Midsummer Scandinavian Festival in Golden showcases Viking culture and features reenactments
Colorado is a landlocked state with no navigable rivers that could accommodate a longship filled with Vikings.
Don’t tell that to the revelers of Golden’s Scandinavian Festival, which kicked off Friday and concluded Sunday. The festival gave Denver Metro area residents a chance to experience the traditions and customs of the seafaring warriors.
Held at Parfet Park, across Clear Creek from downtown Golden and just upstream from the Coors Brewing Facility, the festival offered Scandinavian food and drink, products from local artisans and traditional dances put on by the Valkyrie Dance Collective.
A group of reenactors, known as the Fjellborg Vikings, made the most noise as they held a staged battle between two Viking warriors. Shields weren’t shattered, but the swinging of axes and swords and the clash of steel drew a crowd and lots of cheers.
Loren Schultz founded the Fjellborg group — then named Denver Vikings — more than 20 years ago.

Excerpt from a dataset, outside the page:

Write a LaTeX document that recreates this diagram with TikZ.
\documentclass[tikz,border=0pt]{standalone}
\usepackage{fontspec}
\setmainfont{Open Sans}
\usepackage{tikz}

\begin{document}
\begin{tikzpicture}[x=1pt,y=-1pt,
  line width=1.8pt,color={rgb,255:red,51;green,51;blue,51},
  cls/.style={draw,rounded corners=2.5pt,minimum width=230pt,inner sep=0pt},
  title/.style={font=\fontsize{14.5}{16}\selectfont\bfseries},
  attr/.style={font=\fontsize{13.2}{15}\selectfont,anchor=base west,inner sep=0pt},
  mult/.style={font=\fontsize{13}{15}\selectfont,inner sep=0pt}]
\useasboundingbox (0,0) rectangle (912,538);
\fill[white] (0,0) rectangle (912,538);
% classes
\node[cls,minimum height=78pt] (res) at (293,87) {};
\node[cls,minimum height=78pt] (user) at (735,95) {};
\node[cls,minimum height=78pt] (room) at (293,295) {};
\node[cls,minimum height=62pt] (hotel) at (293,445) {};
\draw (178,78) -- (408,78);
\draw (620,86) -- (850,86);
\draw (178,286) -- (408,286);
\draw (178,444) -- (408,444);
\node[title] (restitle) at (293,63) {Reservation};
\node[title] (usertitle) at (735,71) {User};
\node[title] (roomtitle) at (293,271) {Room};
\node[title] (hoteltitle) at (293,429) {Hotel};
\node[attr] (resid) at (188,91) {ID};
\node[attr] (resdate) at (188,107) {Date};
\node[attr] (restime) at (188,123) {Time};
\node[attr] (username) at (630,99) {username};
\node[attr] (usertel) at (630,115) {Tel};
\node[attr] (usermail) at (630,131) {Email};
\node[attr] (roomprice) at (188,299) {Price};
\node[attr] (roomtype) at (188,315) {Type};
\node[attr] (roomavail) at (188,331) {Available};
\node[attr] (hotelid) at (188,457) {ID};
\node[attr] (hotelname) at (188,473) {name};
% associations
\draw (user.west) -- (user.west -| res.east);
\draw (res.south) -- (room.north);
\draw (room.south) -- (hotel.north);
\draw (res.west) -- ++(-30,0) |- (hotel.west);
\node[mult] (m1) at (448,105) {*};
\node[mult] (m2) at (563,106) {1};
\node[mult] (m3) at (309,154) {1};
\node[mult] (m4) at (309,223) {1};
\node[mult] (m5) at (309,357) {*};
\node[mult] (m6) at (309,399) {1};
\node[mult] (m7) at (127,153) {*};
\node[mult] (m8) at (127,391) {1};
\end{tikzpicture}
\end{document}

He has become the “elder” of the group and adopted the name Lodin Graskeggr of Myklebust. Since its founding, the group revised its name to “Fjellborg” which, when translated from Scandinavian and Germanic languages, means “mountain community,” Schultz said.
“Our purpose is to teach people about the lifestyle of Scandinavians during the classic Viking Era,” he said. “The combat is kind of the neon light blinking that brings people in, but what we try to teach is daily life, like farming and fishing, really everything the Scandinavian people did during that period.”

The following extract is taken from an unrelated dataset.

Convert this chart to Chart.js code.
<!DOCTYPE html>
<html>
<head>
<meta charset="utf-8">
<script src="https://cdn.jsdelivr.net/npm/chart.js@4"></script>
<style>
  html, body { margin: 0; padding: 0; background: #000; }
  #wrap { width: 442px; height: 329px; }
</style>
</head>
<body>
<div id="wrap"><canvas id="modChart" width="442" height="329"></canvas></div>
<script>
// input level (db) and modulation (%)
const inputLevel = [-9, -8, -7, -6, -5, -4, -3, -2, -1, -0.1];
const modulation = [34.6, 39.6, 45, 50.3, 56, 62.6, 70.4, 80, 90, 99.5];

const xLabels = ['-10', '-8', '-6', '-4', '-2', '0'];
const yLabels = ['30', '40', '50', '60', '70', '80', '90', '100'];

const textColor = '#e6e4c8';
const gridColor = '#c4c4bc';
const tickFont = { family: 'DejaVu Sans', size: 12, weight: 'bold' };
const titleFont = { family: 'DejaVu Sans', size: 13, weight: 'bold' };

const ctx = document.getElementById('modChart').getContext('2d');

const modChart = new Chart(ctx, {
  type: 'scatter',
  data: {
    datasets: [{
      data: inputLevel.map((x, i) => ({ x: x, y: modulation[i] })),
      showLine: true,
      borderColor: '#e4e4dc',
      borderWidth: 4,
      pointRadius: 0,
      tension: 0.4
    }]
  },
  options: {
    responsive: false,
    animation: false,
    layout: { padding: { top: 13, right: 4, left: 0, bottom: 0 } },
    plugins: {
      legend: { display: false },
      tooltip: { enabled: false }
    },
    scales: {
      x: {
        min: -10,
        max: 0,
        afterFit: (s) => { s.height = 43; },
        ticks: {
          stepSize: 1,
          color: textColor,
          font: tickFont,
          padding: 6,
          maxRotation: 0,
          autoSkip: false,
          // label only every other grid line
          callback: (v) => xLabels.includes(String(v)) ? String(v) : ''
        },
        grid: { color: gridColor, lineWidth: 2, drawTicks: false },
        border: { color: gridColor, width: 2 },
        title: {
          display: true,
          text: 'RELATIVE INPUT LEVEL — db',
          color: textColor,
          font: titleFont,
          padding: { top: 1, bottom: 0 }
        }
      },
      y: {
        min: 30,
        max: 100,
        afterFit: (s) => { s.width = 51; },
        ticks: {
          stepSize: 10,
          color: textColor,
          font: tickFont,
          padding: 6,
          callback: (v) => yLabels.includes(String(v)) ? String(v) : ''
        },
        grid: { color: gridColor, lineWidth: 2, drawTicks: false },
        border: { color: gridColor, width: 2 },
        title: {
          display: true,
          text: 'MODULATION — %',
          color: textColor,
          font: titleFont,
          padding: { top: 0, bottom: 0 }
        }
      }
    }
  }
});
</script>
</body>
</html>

The Fjellborg group exists statewide, so distance can be a “limiting factor,” Schutlz said. He pointed to a reproduction of a Viking ship the group and said it came all the way from Grand Junction.

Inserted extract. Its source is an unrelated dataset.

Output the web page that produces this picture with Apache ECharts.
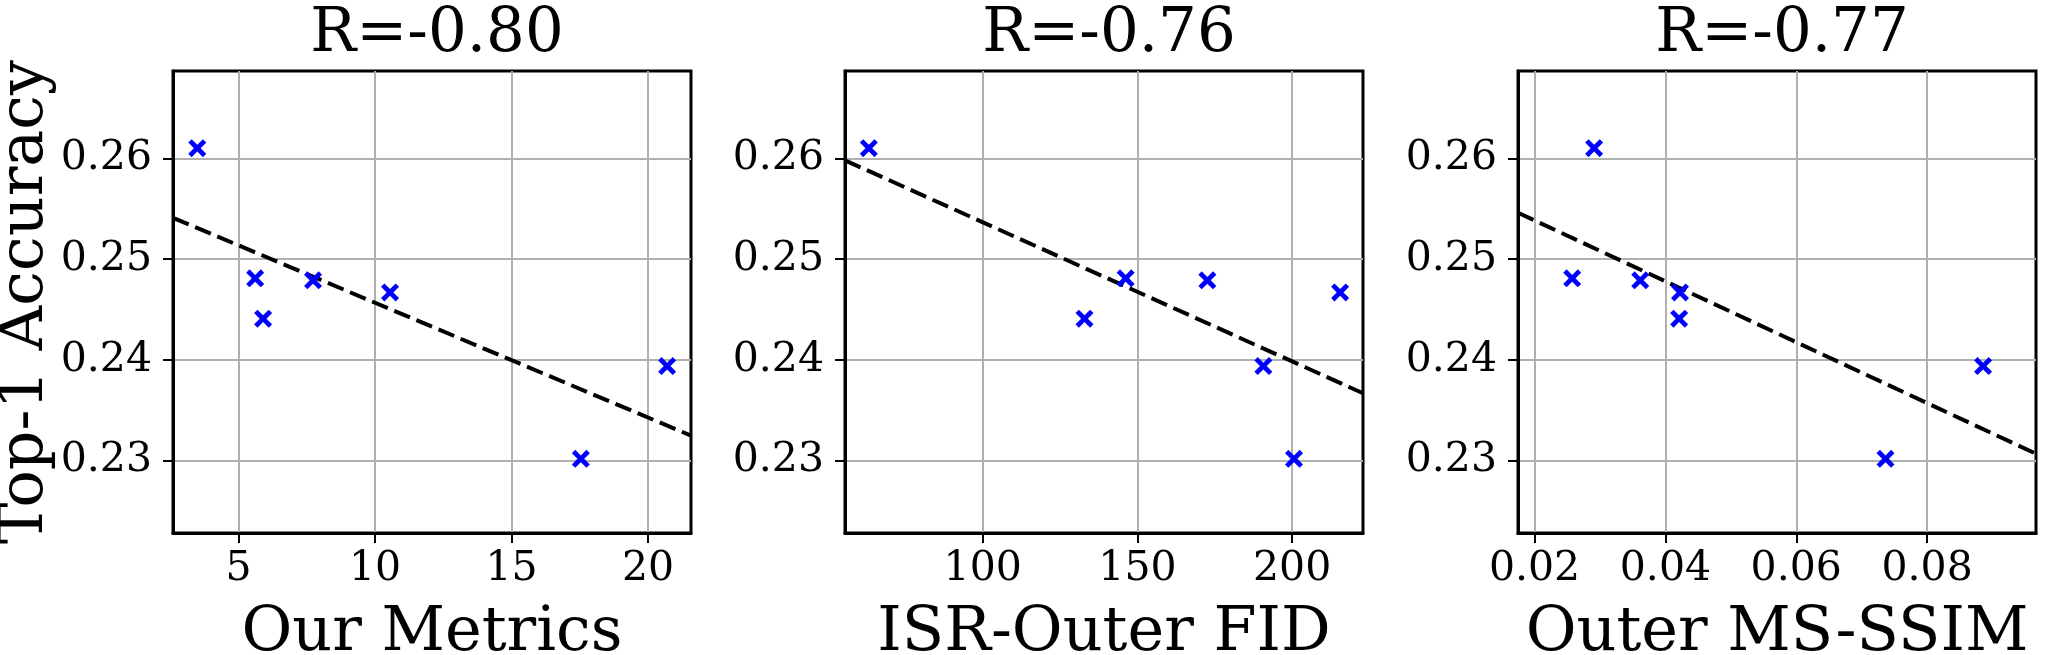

The boat was on a trailer and did not sail to Golden.
The Fjellborg group tries to bring it to as many events as it can. If unable to, the group brings a collection of artifacts, many which were made by members. All the tools Schultz had on display represented what Vikings might have used on a day-to-day basis, including in combat, he said.
“We had displays in the Denver Museum of Nature and Science when they had a Swedish exhibit years ago, and everything you see at this camp was in the museum,” he said. “I consider this table in front of us a traveling museum.”
While he and the rest of the Fjellborg Vikings try their best to share Viking history, Schultz said some misconceptions from movies and the internet — such as fuzzy boots and horned helmets — just “ain’t Viking.”
Where some shows and movies embellish Viking life, the Fjellborg group follows the “traditional reenactor style,” Schultz said.
Their goal is to represent the culture as truthfully as possible, he said.
“I am uncomfortable complaining about anybody else, they have their goals and what they do in their camps is their business, but we try for authenticity in teaching history as best as possible,” he said. “Real history.”
The Fjellborg group is open to anyone who has a passion for history and wants to learn more about the Vikings, Schultz said. Potential members don’t need to have any Scandinavian heritage to join — just a strong desire to learn.
That doesn’t just mean learning about staged combat that draw crowds at the festival. It’s about an array of other skills, such as weaving and woodwork, Schultz said.